Jason is the Managing Vice President, Experience Design at Capital One.
It’s reasonable for business leaders to be driven by a desire to make sure the business succeeds, and it’s equally understandable that revenue, profit and expenses are the go-to KPIs. However, this approach results in an often exclusively inward view. It leads to questions about how the business is doing versus questions about what really matters: “Are our customers and employees happy, and are we making their lives better?”
The reality of doing business today is that experience is an integral part of the service or product being delivered. Customer interactions don’t have to be just transactional. Every interaction has the potential to cultivate deep, meaningful relationships that are built on trust. A superior experience is just as important as the price. Let’s consider why experience matters and why it’s such a crucial area of focus for all business leaders—even outside design.
Customer expectations have hit an all-time high. According to a 2020 Salesforce report, 80% of customers now consider the experience a company provides to be equally important as its products and services. Research by Infoquest (via Arif Harbott) found that “a totally satisfied customer contributes 2.6 times as much revenue to a company as a somewhat satisfied customer” and “14 times as much revenue as a somewhat dissatisfied customer.” PwC research shows that the payoffs for valued, great experiences are substantial—resulting in “up to a 16% price premium on products and services, plus increased loyalty.”
It’s in a company’s best interests to get the customer experience right. It can earn valuable customer loyalty—which, in turn, drives sales and customer engagement. However, it’s easier said than done. Delivering timely and effective services and products that meet quality expectations is great, but it’s also the bare minimum that customers have come to expect—and that baseline performance is rarely rewarded in 2023.
The dual challenge and opportunity that business leaders face today is to tap into the deep experience and knowledge of cross-functional teams to leverage human insights and work back from customer needs. From there, it’s about understanding how technical capabilities, combined with design best practices, can both solve the customer problem and generate a competitive advantage for the business. The key is keeping the experience at the forefront.
Getting Customer Experience Just Right
Ultimately, any customer experience agenda that doesn’t have a clear link to the core of the business is not going to have longevity. To put this into context, it’s helpful to understand what customer experience means to the bottom line in granular terms.
We know that great customer experiences create increasingly loyal customers—which, in turn, generate revenue via product usage and multi-product relationships. In other words, if a customer buys one product and has a positive experience, that customer is likely to do more business with the same company and buy more products.
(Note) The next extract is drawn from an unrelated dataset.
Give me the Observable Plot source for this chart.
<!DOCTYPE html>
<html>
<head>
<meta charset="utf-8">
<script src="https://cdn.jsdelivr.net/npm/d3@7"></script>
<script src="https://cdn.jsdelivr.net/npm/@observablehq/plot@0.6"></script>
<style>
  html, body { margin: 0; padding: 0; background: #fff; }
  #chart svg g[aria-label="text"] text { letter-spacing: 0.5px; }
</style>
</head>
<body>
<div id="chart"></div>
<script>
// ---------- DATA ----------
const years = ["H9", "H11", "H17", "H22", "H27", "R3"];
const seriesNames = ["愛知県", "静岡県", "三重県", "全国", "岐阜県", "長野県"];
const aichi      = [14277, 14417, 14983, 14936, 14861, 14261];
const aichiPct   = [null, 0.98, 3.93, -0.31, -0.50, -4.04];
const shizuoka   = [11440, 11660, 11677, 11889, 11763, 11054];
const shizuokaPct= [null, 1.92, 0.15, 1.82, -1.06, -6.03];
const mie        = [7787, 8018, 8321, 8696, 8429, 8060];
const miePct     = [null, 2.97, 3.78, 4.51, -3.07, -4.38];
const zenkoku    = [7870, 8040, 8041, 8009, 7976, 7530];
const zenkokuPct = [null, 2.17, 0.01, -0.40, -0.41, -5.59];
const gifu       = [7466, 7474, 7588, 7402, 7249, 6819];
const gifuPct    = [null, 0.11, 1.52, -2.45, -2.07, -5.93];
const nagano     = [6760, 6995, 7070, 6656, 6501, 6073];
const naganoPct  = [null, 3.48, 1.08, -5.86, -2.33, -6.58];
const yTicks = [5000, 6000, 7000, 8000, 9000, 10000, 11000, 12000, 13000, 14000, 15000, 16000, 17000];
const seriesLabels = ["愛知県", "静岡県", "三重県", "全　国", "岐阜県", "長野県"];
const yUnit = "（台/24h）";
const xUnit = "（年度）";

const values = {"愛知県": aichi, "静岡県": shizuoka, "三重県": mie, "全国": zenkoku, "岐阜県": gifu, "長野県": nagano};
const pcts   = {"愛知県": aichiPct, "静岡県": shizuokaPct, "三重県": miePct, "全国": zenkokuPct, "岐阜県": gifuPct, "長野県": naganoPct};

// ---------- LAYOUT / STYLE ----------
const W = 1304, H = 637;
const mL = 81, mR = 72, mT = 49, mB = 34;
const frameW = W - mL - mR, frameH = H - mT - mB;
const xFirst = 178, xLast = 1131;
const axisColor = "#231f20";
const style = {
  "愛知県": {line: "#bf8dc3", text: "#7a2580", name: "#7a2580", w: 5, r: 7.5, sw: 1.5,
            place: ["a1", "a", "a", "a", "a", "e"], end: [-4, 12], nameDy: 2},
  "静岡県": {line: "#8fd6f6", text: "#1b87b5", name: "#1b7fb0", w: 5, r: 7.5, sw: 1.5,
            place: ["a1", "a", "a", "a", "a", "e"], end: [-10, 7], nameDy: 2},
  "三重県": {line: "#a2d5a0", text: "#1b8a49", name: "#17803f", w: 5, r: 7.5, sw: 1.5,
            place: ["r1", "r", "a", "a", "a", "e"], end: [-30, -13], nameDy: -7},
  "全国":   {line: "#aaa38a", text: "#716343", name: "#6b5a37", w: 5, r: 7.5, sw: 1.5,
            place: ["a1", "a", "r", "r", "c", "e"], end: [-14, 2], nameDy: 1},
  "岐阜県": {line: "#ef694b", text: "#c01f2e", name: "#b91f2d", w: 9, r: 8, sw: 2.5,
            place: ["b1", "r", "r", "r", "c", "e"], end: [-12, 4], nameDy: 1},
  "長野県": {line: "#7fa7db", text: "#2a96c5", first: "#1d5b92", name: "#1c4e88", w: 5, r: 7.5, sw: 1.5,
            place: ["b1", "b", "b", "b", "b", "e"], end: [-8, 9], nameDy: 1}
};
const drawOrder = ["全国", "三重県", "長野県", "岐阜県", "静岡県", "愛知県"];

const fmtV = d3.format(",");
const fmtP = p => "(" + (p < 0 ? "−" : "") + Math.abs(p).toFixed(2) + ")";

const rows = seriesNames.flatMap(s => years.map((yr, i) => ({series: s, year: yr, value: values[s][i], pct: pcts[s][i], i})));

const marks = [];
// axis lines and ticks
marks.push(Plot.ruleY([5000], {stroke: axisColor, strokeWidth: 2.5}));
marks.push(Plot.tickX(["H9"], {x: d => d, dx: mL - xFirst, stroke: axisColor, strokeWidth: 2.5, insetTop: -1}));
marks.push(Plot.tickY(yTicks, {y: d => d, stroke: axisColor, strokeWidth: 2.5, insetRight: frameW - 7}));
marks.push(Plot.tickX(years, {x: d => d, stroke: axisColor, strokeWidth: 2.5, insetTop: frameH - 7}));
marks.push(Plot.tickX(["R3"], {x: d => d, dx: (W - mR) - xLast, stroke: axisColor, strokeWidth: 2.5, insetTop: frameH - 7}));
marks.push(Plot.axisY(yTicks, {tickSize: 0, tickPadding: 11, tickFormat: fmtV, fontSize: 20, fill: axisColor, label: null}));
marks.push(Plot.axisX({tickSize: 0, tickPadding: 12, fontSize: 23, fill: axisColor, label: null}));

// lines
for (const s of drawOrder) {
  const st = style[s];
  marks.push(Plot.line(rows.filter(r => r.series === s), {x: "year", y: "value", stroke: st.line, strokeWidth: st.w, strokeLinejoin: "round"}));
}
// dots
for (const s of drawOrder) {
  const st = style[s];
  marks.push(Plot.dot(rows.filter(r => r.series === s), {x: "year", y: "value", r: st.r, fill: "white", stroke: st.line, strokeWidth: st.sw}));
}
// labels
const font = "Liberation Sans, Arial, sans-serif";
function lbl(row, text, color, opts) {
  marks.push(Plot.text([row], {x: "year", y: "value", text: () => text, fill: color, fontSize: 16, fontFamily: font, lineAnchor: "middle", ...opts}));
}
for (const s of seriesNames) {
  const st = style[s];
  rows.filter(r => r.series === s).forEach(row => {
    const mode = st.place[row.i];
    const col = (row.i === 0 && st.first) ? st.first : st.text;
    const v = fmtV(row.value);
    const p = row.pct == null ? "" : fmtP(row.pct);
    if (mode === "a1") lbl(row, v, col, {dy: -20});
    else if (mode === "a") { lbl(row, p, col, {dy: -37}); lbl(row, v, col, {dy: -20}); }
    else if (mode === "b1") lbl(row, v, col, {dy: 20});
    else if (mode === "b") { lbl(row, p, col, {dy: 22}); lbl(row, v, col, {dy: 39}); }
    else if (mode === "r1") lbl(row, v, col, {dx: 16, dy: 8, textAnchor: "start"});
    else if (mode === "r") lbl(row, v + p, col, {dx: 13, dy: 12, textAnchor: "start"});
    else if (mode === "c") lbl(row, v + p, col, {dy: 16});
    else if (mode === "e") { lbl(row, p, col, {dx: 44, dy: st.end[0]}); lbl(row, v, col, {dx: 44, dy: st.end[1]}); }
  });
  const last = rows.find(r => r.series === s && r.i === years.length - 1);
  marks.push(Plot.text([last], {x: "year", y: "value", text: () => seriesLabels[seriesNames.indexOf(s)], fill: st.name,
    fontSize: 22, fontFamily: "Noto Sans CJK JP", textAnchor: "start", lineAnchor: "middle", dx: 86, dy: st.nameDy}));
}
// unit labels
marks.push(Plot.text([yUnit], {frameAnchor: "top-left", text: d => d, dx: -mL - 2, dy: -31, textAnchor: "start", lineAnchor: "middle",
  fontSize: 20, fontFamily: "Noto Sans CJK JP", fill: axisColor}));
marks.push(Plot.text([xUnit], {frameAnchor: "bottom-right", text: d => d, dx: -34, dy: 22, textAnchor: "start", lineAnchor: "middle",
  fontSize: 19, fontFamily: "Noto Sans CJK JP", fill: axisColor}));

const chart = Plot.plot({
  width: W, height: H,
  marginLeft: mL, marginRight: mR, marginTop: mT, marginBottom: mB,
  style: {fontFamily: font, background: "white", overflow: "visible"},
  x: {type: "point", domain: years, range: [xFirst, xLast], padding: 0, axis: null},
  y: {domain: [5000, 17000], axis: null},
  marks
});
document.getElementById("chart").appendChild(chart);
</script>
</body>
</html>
The value customers place on a good experience affects their consideration every time they have a choice of whether to use your company’s product or an alternative. In essence, to compete in the market, businesses need to deliver great customer experiences to maintain existing customers and attract new ones.
What’s good for the customer is good for the business. Here’s how leading strategic designers today, including at Capital One, are connecting experience and business outcomes to deliver results:
• Co-creating experiences with business partners. Creating customer experience is a collaborative, cross-functional and multidisciplinary effort. Designers are the connective tissue that brings human-centered research, insights and customer-backed decision-making up and down the tech stack and across the business. That means they’re well-positioned to facilitate the creation of a future state, resulting in a customer experience North Star that disparate teams can rally around.
• Being bilingual in the customer and the business. Designers have the most influence when they talk about the customer experience in the language of business. It’s critical that designers understand the connection between customer behavior and business dynamics. Inevitably, cross-functional teams face hundreds of choices about the customer experience they’ll deliver, so it’s important that designers both understand and convey the implications of the experience on the underlying business model.
• Developing standards and systems for consistent experience applications. Standardized design systems, measurement and tracking, and perspectives on company-wide solutions lead to more consistent experience development. When applied effectively across the business, the result brings a more uniform, broad awareness of the customer’s needs and how to deliver on them as well as a clear set of best practices for every teammate—whether customer-facing or not—to work from.
It Starts From Within
Thoughtfully designed experiences don’t stop with customers. Our business leaders are keenly aware that our associates’ experiences matter just as much as the customer experience. By applying a human-centered approach to internal teams, business leaders today can build environments that foster an empathetic, powerful and resilient workforce. This creates the conditions to deliver insightful and impactful customer experiences that can offer more value for the customer and the business.
The Bottom Line
For any company seeking successful business outcomes in today’s highly competitive market, it’s essential to factor both the customer and employee experience into every element of the business. The upshot is that designing great customer experiences creates a flywheel effect on the company’s economics.